Your instructions: Output nothing but the lines from the one with "Write a Python" through the one with "plt.rcParams['font.family'] = ['Liberation", including both. Leave the pictures out of the copy.

===== Entries provided

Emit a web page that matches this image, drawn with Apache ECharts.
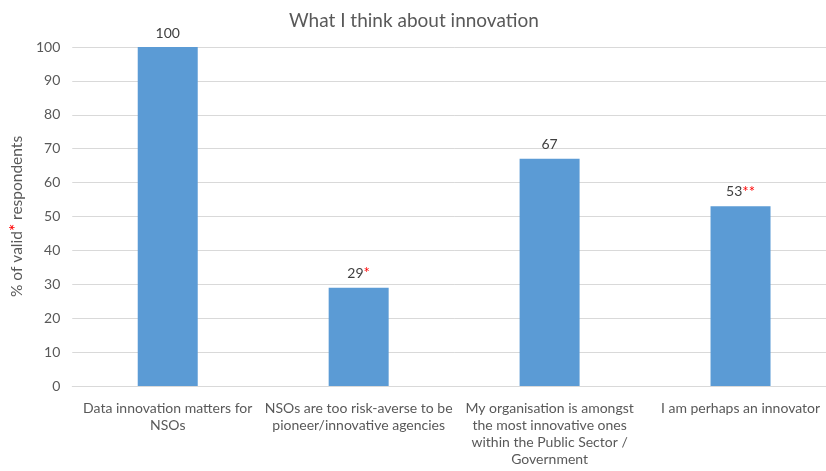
<!DOCTYPE html>
<html><head><meta charset="utf-8">
<script src="https://cdn.jsdelivr.net/npm/echarts@6/dist/echarts.min.js"></script>
<style>html,body{margin:0;padding:0;background:#fff;overflow:hidden;width:826px;height:471px}#c{width:836px;height:471px}</style>
</head><body><div id="c"></div>
<script>
var categories = [
  "Data innovation matters for\nNSOs",
  "NSOs are too risk-averse to be\npioneer/innovative agencies",
  "My organisation is amongst\nthe most innovative ones\nwithin the Public Sector /\nGovernment",
  "I am perhaps an innovator"
];
var values = [100, 29, 67, 53];
var marks = ["", "*", "", "**"];
var yTicks = {min: 0, max: 100, interval: 10};

var chart = echarts.init(document.getElementById('c'));
var font = 'Lato, "Open Sans", sans-serif';
chart.setOption({
  animation: false,
  title: {
    text: 'What I think about innovation', left: 284, top: 6,
    textStyle: {fontFamily: font, fontSize: 19, fontWeight: 'normal', color: '#595959'}
  },
  grid: {left: 67, top: 47, right: 0, bottom: 85},
  xAxis: {
    type: 'category', data: categories,
    axisLine: {lineStyle: {color: '#d9d9d9', width: 1}},
    axisTick: {show: false},
    axisLabel: {fontFamily: font, fontSize: 14, color: '#595959', lineHeight: 17, margin: 14, interval: 0}
  },
  yAxis: {
    type: 'value', min: yTicks.min, max: yTicks.max, interval: yTicks.interval,
    name: '{a|% of valid}{r|*}{a| respondents}', nameLocation: 'middle', nameGap: 41, nameRotate: 90,
    nameTextStyle: {rich: {
      a: {fontFamily: font, fontSize: 15.5, color: '#595959'},
      r: {fontFamily: font, fontSize: 17, color: '#ff0000'}
    }},
    axisLine: {show: false}, axisTick: {show: false},
    splitLine: {lineStyle: {color: '#d9d9d9', width: 1}},
    axisLabel: {fontFamily: font, fontSize: 14, color: '#595959', margin: 12}
  },
  series: [{
    type: 'bar', data: values, barWidth: 60,
    itemStyle: {color: '#5b9bd5'},
    label: {
      show: true, position: 'top', distance: 7,
      formatter: function (p) { return '{a|' + p.value + '}' + (marks[p.dataIndex] ? '{r|' + marks[p.dataIndex] + '}' : ''); },
      rich: {
        a: {fontFamily: font, fontSize: 14, color: '#404040'},
        r: {fontFamily: font, fontSize: 15, color: '#ff0000'}
      }
    }
  }]
});
</script></body></html>
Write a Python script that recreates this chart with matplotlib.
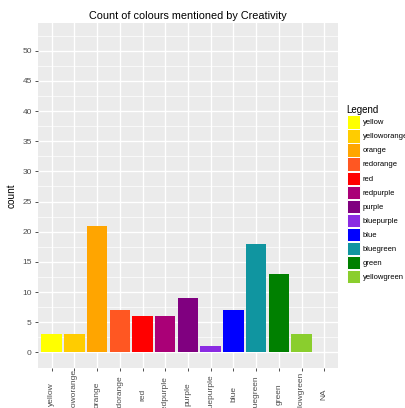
import matplotlib
matplotlib.use("Agg")
import matplotlib.pyplot as plt
from matplotlib.patches import Patch
import numpy as np

plt.rcParams['font.family'] = ['Liberation Sans', 'DejaVu Sans']

categories = ["yellow", "yelloworange", "orange", "redorange", "red", "redpurple",
              "purple", "bluepurple", "blue", "bluegreen", "green", "yellowgreen", "NA"]
counts = [3, 3, 21, 7, 6, 6, 9, 1, 7, 18, 13, 3, 52]
fills = ["#FFFF00", "#FFCC00", "#FFA500", "#FF5722", "#FF0000", "#AA0077",
         "#800080", "#8A2BE2", "#0000FF", "#1095A0", "#008000", "#8ACE2D", "none"]
y_ticks = [0, 5, 10, 15, 20, 25, 30, 35, 40, 45, 50]

fig = plt.figure(figsize=(4.06, 4.08), dpi=100)
W, H = 406, 408
left, right, top, bottom = 38, 338, 23, 368
ax = fig.add_axes([left / W, 1 - bottom / H, (right - left) / W, (bottom - top) / H])
ax.set_facecolor("#EBEBEB")

x = np.arange(len(categories))
ax.bar(x, counts, width=0.9, color=fills, edgecolor="none", zorder=3)

n = len(categories)
ax.set_xlim(-0.6, n - 1 + 0.6)
ymax = max(counts)
ax.set_ylim(-0.05 * ymax, ymax * 1.05)

ax.set_xticks(x)
ax.set_xticklabels(categories, rotation=90, va="center", ha="center",
                   fontsize=6.0, color="#4D4D4D")
ax.set_yticks(y_ticks)
ax.set_yticklabels([str(v) for v in y_ticks], fontsize=6.0, color="#4D4D4D")
ax.set_yticks([v + 2.5 for v in y_ticks], minor=True)

ax.grid(which="major", color="white", linewidth=1.0, zorder=0)
ax.grid(which="minor", axis="y", color="white", linewidth=0.5, zorder=0)
ax.set_axisbelow(True)
ax.tick_params(axis="both", which="major", length=2.5, width=0.6, color="#333333")
ax.tick_params(axis="y", which="major", pad=2)
ax.tick_params(axis="x", which="major", pad=16.5)
ax.tick_params(axis="y", which="minor", length=0)
for s in ax.spines.values():
    s.set_visible(False)

ax.set_ylabel("count", fontsize=7.2, labelpad=4)
ax.set_title("Count of colours mentioned by Creativity", fontsize=7.8, pad=3)

handles = [Patch(facecolor=c, edgecolor="white", linewidth=0.7, label=l)
           for c, l in zip(fills[:-1], categories[:-1])]
leg = fig.legend(handles=handles, title="Legend", loc="upper left",
                 bbox_to_anchor=(345 / W, 1 - 103 / H), frameon=False,
                 fontsize=5.5, title_fontsize=7.0, handlelength=1.8, handleheight=2.3,
                 labelspacing=0.10, handletextpad=0.3, borderaxespad=0, borderpad=0.2)
leg._legend_box.align = "left"

fig.savefig("out.png", dpi=100)
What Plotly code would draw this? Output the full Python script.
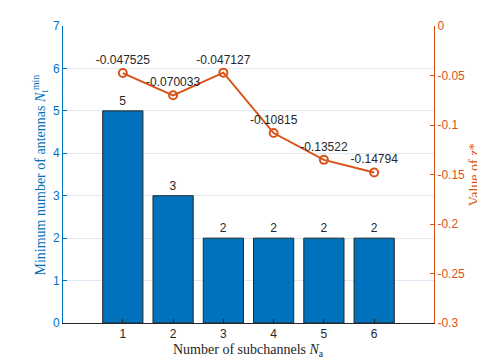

==========

Response to the task:
Write a Python script that recreates this chart with matplotlib.
import matplotlib
matplotlib.use("Agg")
import matplotlib.pyplot as plt
from matplotlib.patches import Patch
import numpy as np

plt.rcParams['font.family'] = ['Liberation Sans', 'DejaVu Sans']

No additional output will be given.